Wednesday, May 5, 2010

Mark Knopfler Playing the Orpheum

I took the train (my old friend!) into Boston last night to catch Mark Knopfler at the Orpheum with Adam and Norb. I've long wanted to catch this dynamic guitarist in action, getting into him back in the Dire Straits days but also a big fan of his 2nd and 3rd solo albums Sailing to Philadelphia and The Ragpicker's Dream.

The show was all I hoped it would be. MK led an eight-piece band through their paces for a two-hour show that covered his entire career. He's always worked with amazing musicians, and their command was on full display last night.

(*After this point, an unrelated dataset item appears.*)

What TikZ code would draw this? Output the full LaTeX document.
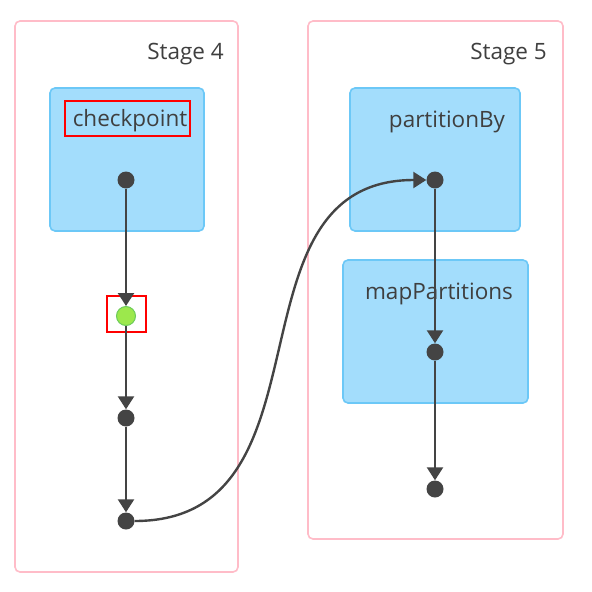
\documentclass[tikz,border=0pt]{standalone}
\usepackage{fontspec}
\setmainfont{Open Sans}
\usetikzlibrary{arrows.meta}
\definecolor{stageborder}{HTML}{FFBCC8}
\definecolor{opfill}{HTML}{A3DDFC}
\definecolor{opborder}{HTML}{6CC8F7}
\definecolor{dotgray}{HTML}{444444}
\definecolor{txtgray}{HTML}{3F3F3F}
\definecolor{greenfill}{HTML}{9CE84C}
\definecolor{greenborder}{HTML}{6CCB5A}
\begin{document}
\begin{tikzpicture}[x=1pt,y=-1pt,
  stage/.style={draw=stageborder, line width=1.6pt, rounded corners=5pt, fill=white, inner sep=0pt},
  opbox/.style={draw=opborder, line width=1.6pt, fill=opfill, rounded corners=5pt, inner sep=0pt},
  lbl/.style={text=txtgray, inner sep=0pt, font=\fontsize{22.5}{27}\selectfont},
  dot/.style={circle, fill=dotgray, inner sep=0pt, minimum size=17pt},
  gdot/.style={circle, fill=greenfill, draw=greenborder, line width=1pt, inner sep=0pt, minimum size=19pt},
  redbox/.style={draw=red, line width=1.8pt, inner sep=0pt},
  edge/.style={draw=dotgray, line width=2.4pt, -{Triangle[width=16pt,length=13pt]}}
]
\useasboundingbox (0,0) rectangle (592,592);
\fill[white] (0,0) rectangle (592,592);
% stages
\node[stage, minimum width=223pt, minimum height=551pt] (s4) at (126.5,296.5) {};
\node[stage, minimum width=255pt, minimum height=518pt] (s5) at (435.5,280) {};
\node[lbl, anchor=east] (s4l) at (224,54) {Stage 4};
\node[lbl, anchor=east] (s5l) at (547,54) {Stage 5};
% operation boxes
\node[opbox, minimum width=154pt, minimum height=143pt] (cpbox) at (127,159.5) {};
\node[opbox, minimum width=170pt, minimum height=143pt] (pbbox) at (435,159.5) {};
\node[opbox, minimum width=185pt, minimum height=143pt] (mpbox) at (435.5,331.5) {};
\node[lbl] (cpl) at (130,121) {checkpoint};
\node[redbox, minimum width=125pt, minimum height=35pt] (cpred) at (127.5,118.5) {};
\node[lbl] (pbl) at (447,122) {partitionBy};
\node[lbl] (mpl) at (439,294) {mapPartitions};
% dots
\node[dot] (a1) at (126,180) {};
\node[gdot] (a2) at (126,316) {};
\node[redbox, minimum width=39pt, minimum height=36pt] (gred) at (126.5,314) {};
\node[dot] (a3) at (126,418) {};
\node[dot] (a4) at (126,521) {};
\node[dot] (b1) at (435,180) {};
\node[dot] (b2) at (435,352) {};
\node[dot] (b3) at (435,489) {};
% edges
\draw[edge] (a1) -- (a2);
\draw[edge] (a2) -- (a3);
\draw[edge] (a3) -- (a4);
\draw[edge] (a4.east) .. controls (340,521) and (220,180) .. (b1.west);
\draw[edge] (b1) -- (b2);
\draw[edge] (b2) -- (b3);
\end{tikzpicture}
\end{document}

They played groove rock (“Coyote”), ballads (the gorgeous “Prairie Wedding”) , blues (“Hill Farmer’s Blues” and “Marbletown,” both off of The Ragpickers Dream), and hits (“So Far Away,” “Romeo and Juliet”). And of course, examples of the MK specialty that I call the "slow-burn" genre, here expressed with "Speedway at Nazareth." This NASCAR-inspired toon starts off relatively simple and slow, driven by locomotive brush drumming, but slowly builds up to an incredible rocking crescendo. In short, the band often expressed its power by holding itself into a groove, but when called for could cut loose and rock out, anchored by MK’s clarion guitar.

I was familiar with a large majority of the songs that he played, which I like because I'm able to hear how they songs get tweaked in a live setting. For instance, a flute and violin gave an Irish touch to a few toons (esp. “What It Is”). I also got a kick out how many of the musicians changed instruments as the songs called for it, although I think that every musician picked up a guitar at one point.

As for MK himself, he’s so talented it’s hard to say much about his guitar playing that hasn't been said before by writers better then I. It was notable that he was limited to performing from a stool. Just after Norb and I pondered if his 61 years had caught up with him, he announced that he wasn't doing his normal "struts and leg lifts" due to having a pinched nerve. Indeed, he seemed to be in some pain during parts of the show, and he was unable to leave the stage for the typical multi-encore end-of-show set (instead, the roadies brought out drinks for everyone and so we clapped and watched them pound water for a few minutes).

All in all, it was an excellent evening. Well worth the price I’m paying in brain-dead exhaustion today.